§ **Job**:
Transcribe the lines below verbatim, skipping the images.
** Start Data excerpt **
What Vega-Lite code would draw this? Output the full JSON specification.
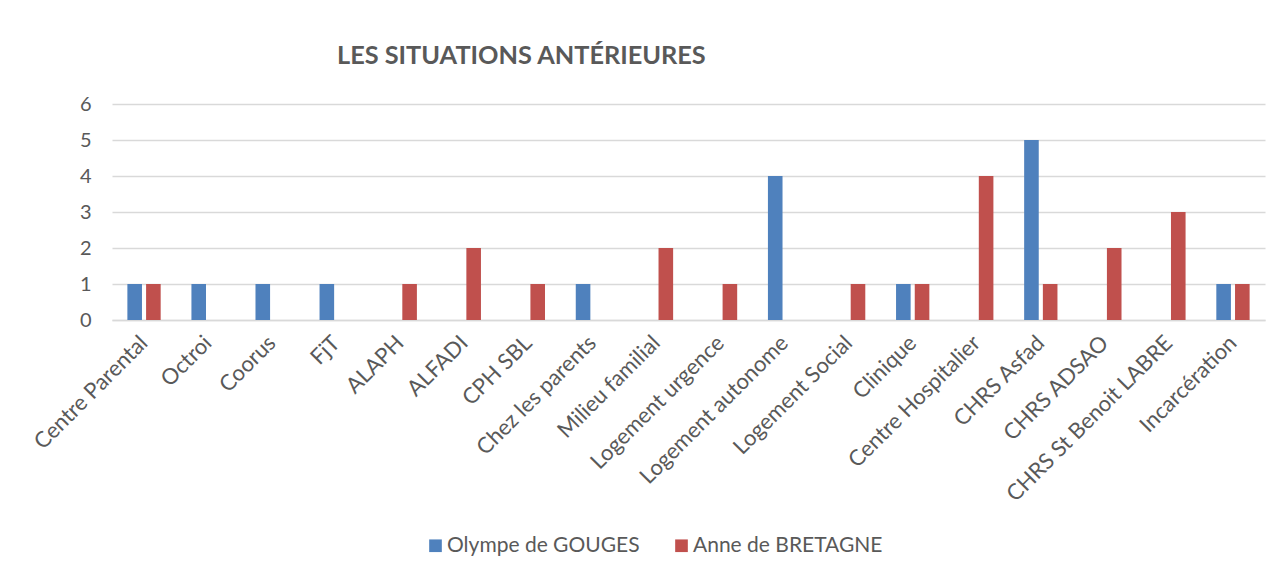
{
  "$schema": "https://vega.github.io/schema/vega-lite/v6.json",
  "autosize": {"type": "none"},
  "width": 1153,
  "height": 216,
  "padding": {"left": 112, "top": 104, "right": 16, "bottom": 255},
  "background": "white",
  "title": {
    "text": "LES SITUATIONS ANTÉRIEURES",
    "anchor": "start",
    "frame": "group",
    "dx": 225,
    "offset": 5,
    "baseline": "alphabetic",
    "font": "Lato",
    "fontSize": 25.3,
    "fontWeight": "bold",
    "color": "#595959"
  },
  "data": {
    "values": [
      {"cat": "Centre Parental", "serie": "Olympe de GOUGES", "n": 1},
      {"cat": "Centre Parental", "serie": "Anne de BRETAGNE", "n": 1},
      {"cat": "Octroi", "serie": "Olympe de GOUGES", "n": 1},
      {"cat": "Octroi", "serie": "Anne de BRETAGNE", "n": 0},
      {"cat": "Coorus", "serie": "Olympe de GOUGES", "n": 1},
      {"cat": "Coorus", "serie": "Anne de BRETAGNE", "n": 0},
      {"cat": "FjT", "serie": "Olympe de GOUGES", "n": 1},
      {"cat": "FjT", "serie": "Anne de BRETAGNE", "n": 0},
      {"cat": "ALAPH", "serie": "Olympe de GOUGES", "n": 0},
      {"cat": "ALAPH", "serie": "Anne de BRETAGNE", "n": 1},
      {"cat": "ALFADI", "serie": "Olympe de GOUGES", "n": 0},
      {"cat": "ALFADI", "serie": "Anne de BRETAGNE", "n": 2},
      {"cat": "CPH SBL", "serie": "Olympe de GOUGES", "n": 0},
      {"cat": "CPH SBL", "serie": "Anne de BRETAGNE", "n": 1},
      {"cat": "Chez les parents", "serie": "Olympe de GOUGES", "n": 1},
      {"cat": "Chez les parents", "serie": "Anne de BRETAGNE", "n": 0},
      {"cat": "Milieu familial", "serie": "Olympe de GOUGES", "n": 0},
      {"cat": "Milieu familial", "serie": "Anne de BRETAGNE", "n": 2},
      {"cat": "Logement urgence", "serie": "Olympe de GOUGES", "n": 0},
      {"cat": "Logement urgence", "serie": "Anne de BRETAGNE", "n": 1},
      {"cat": "Logement autonome", "serie": "Olympe de GOUGES", "n": 4},
      {"cat": "Logement autonome", "serie": "Anne de BRETAGNE", "n": 0},
      {"cat": "Logement Social", "serie": "Olympe de GOUGES", "n": 0},
      {"cat": "Logement Social", "serie": "Anne de BRETAGNE", "n": 1},
      {"cat": "Clinique", "serie": "Olympe de GOUGES", "n": 1},
      {"cat": "Clinique", "serie": "Anne de BRETAGNE", "n": 1},
      {"cat": "Centre Hospitalier", "serie": "Olympe de GOUGES", "n": 0},
      {"cat": "Centre Hospitalier", "serie": "Anne de BRETAGNE", "n": 4},
      {"cat": "CHRS Asfad", "serie": "Olympe de GOUGES", "n": 5},
      {"cat": "CHRS Asfad", "serie": "Anne de BRETAGNE", "n": 1},
      {"cat": "CHRS ADSAO", "serie": "Olympe de GOUGES", "n": 0},
      {"cat": "CHRS ADSAO", "serie": "Anne de BRETAGNE", "n": 2},
      {"cat": "CHRS St Benoit LABRE", "serie": "Olympe de GOUGES", "n": 0},
      {"cat": "CHRS St Benoit LABRE", "serie": "Anne de BRETAGNE", "n": 3},
      {"cat": "Incarcération", "serie": "Olympe de GOUGES", "n": 1},
      {"cat": "Incarcération", "serie": "Anne de BRETAGNE", "n": 1}
    ]
  },
  "mark": {"type": "bar"},
  "encoding": {
    "x": {
      "field": "cat",
      "type": "nominal",
      "sort": null,
      "scale": {"paddingInner": 0.48, "paddingOuter": 0.24},
      "axis": {
        "title": null,
        "labelAngle": -45,
        "labelAlign": "right",
        "labelBaseline": "middle",
        "labelFont": "Lato",
        "labelFontSize": 22,
        "labelColor": "#595959",
        "labelPadding": 19,
        "ticks": false,
        "domainColor": "#d9d9d9",
        "domainWidth": 1.5,
        "labelOverlap": false,
        "labelLimit": 400
      }
    },
    "xOffset": {
      "field": "serie",
      "type": "nominal",
      "sort": ["Olympe de GOUGES", "Anne de BRETAGNE"],
      "scale": {"paddingInner": 0.22}
    },
    "y": {
      "field": "n",
      "type": "quantitative",
      "scale": {"domain": [0, 6]},
      "axis": {
        "title": null,
        "values": [0, 1, 2, 3, 4, 5, 6],
        "domain": false,
        "ticks": false,
        "labelFont": "Lato",
        "labelFontSize": 20,
        "labelColor": "#595959",
        "labelPadding": 21,
        "gridColor": "#d9d9d9",
        "gridWidth": 1.5
      }
    },
    "color": {
      "field": "serie",
      "type": "nominal",
      "sort": ["Olympe de GOUGES", "Anne de BRETAGNE"],
      "scale": {"domain": ["Olympe de GOUGES", "Anne de BRETAGNE"], "range": ["#4F81BD", "#C0504D"]},
      "legend": {
        "title": null,
        "orient": "none",
        "legendX": 313,
        "legendY": 431,
        "direction": "horizontal",
        "symbolType": "square",
        "symbolSize": 160,
        "symbolStrokeWidth": 0,
        "labelFont": "Lato",
        "labelFontSize": 21,
        "labelColor": "#595959",
        "columnPadding": 31,
        "labelOffset": 1,
        "labelLimit": 400
      }
    }
  },
  "config": {"view": {"stroke": null}}
}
** End Data excerpt **
§ **Answer below**:
What Vega-Lite code would draw this? Output the full JSON specification.
{
  "$schema": "https://vega.github.io/schema/vega-lite/v6.json",
  "autosize": {"type": "none"},
  "width": 1153,
  "height": 216,
  "padding": {"left": 112, "top": 104, "right": 16, "bottom": 255},
  "background": "white",
  "title": {
    "text": "LES SITUATIONS ANTÉRIEURES",
    "anchor": "start",
    "frame": "group",
    "dx": 225,
    "offset": 5,
    "baseline": "alphabetic",
    "font": "Lato",
    "fontSize": 25.3,
    "fontWeight": "bold",
    "color": "#595959"
  },
  "data": {
    "values": [
      {"cat": "Centre Parental", "serie": "Olympe de GOUGES", "n": 1},
      {"cat": "Centre Parental", "serie": "Anne de BRETAGNE", "n": 1},
      {"cat": "Octroi", "serie": "Olympe de GOUGES", "n": 1},
      {"cat": "Octroi", "serie": "Anne de BRETAGNE", "n": 0},
      {"cat": "Coorus", "serie": "Olympe de GOUGES", "n": 1},
      {"cat": "Coorus", "serie": "Anne de BRETAGNE", "n": 0},
      {"cat": "FjT", "serie": "Olympe de GOUGES", "n": 1},
      {"cat": "FjT", "serie": "Anne de BRETAGNE", "n": 0},
      {"cat": "ALAPH", "serie": "Olympe de GOUGES", "n": 0},
      {"cat": "ALAPH", "serie": "Anne de BRETAGNE", "n": 1},
      {"cat": "ALFADI", "serie": "Olympe de GOUGES", "n": 0},
      {"cat": "ALFADI", "serie": "Anne de BRETAGNE", "n": 2},
      {"cat": "CPH SBL", "serie": "Olympe de GOUGES", "n": 0},
      {"cat": "CPH SBL", "serie": "Anne de BRETAGNE", "n": 1},
      {"cat": "Chez les parents", "serie": "Olympe de GOUGES", "n": 1},
      {"cat": "Chez les parents", "serie": "Anne de BRETAGNE", "n": 0},
      {"cat": "Milieu familial", "serie": "Olympe de GOUGES", "n": 0},
      {"cat": "Milieu familial", "serie": "Anne de BRETAGNE", "n": 2},
      {"cat": "Logement urgence", "serie": "Olympe de GOUGES", "n": 0},
      {"cat": "Logement urgence", "serie": "Anne de BRETAGNE", "n": 1},
      {"cat": "Logement autonome", "serie": "Olympe de GOUGES", "n": 4},
      {"cat": "Logement autonome", "serie": "Anne de BRETAGNE", "n": 0},
      {"cat": "Logement Social", "serie": "Olympe de GOUGES", "n": 0},
      {"cat": "Logement Social", "serie": "Anne de BRETAGNE", "n": 1},
      {"cat": "Clinique", "serie": "Olympe de GOUGES", "n": 1},
      {"cat": "Clinique", "serie": "Anne de BRETAGNE", "n": 1},
      {"cat": "Centre Hospitalier", "serie": "Olympe de GOUGES", "n": 0},
      {"cat": "Centre Hospitalier", "serie": "Anne de BRETAGNE", "n": 4},
      {"cat": "CHRS Asfad", "serie": "Olympe de GOUGES", "n": 5},
      {"cat": "CHRS Asfad", "serie": "Anne de BRETAGNE", "n": 1},
      {"cat": "CHRS ADSAO", "serie": "Olympe de GOUGES", "n": 0},
      {"cat": "CHRS ADSAO", "serie": "Anne de BRETAGNE", "n": 2},
      {"cat": "CHRS St Benoit LABRE", "serie": "Olympe de GOUGES", "n": 0},
      {"cat": "CHRS St Benoit LABRE", "serie": "Anne de BRETAGNE", "n": 3},
      {"cat": "Incarcération", "serie": "Olympe de GOUGES", "n": 1},
      {"cat": "Incarcération", "serie": "Anne de BRETAGNE", "n": 1}
    ]
  },
  "mark": {"type": "bar"},
  "encoding": {
    "x": {
      "field": "cat",
      "type": "nominal",
      "sort": null,
      "scale": {"paddingInner": 0.48, "paddingOuter": 0.24},
      "axis": {
        "title": null,
        "labelAngle": -45,
        "labelAlign": "right",
        "labelBaseline": "middle",
        "labelFont": "Lato",
        "labelFontSize": 22,
        "labelColor": "#595959",
        "labelPadding": 19,
        "ticks": false,
        "domainColor": "#d9d9d9",
        "domainWidth": 1.5,
        "labelOverlap": false,
        "labelLimit": 400
      }
    },
    "xOffset": {
      "field": "serie",
      "type": "nominal",
      "sort": ["Olympe de GOUGES", "Anne de BRETAGNE"],
      "scale": {"paddingInner": 0.22}
    },
    "y": {
      "field": "n",
      "type": "quantitative",
      "scale": {"domain": [0, 6]},
      "axis": {
        "title": null,
        "values": [0, 1, 2, 3, 4, 5, 6],
        "domain": false,
        "ticks": false,
        "labelFont": "Lato",
        "labelFontSize": 20,
        "labelColor": "#595959",
        "labelPadding": 21,
        "gridColor": "#d9d9d9",
        "gridWidth": 1.5
      }
    },
    "color": {
      "field": "serie",
      "type": "nominal",
      "sort": ["Olympe de GOUGES", "Anne de BRETAGNE"],
      "scale": {"domain": ["Olympe de GOUGES", "Anne de BRETAGNE"], "range": ["#4F81BD", "#C0504D"]},
      "legend": {
        "title": null,
        "orient": "none",
        "legendX": 313,
        "legendY": 431,
        "direction": "horizontal",
        "symbolType": "square",
        "symbolSize": 160,
        "symbolStrokeWidth": 0,
        "labelFont": "Lato",
        "labelFontSize": 21,
        "labelColor": "#595959",
        "columnPadding": 31,
        "labelOffset": 1,
        "labelLimit": 400
      }
    }
  },
  "config": {"view": {"stroke": null}}
}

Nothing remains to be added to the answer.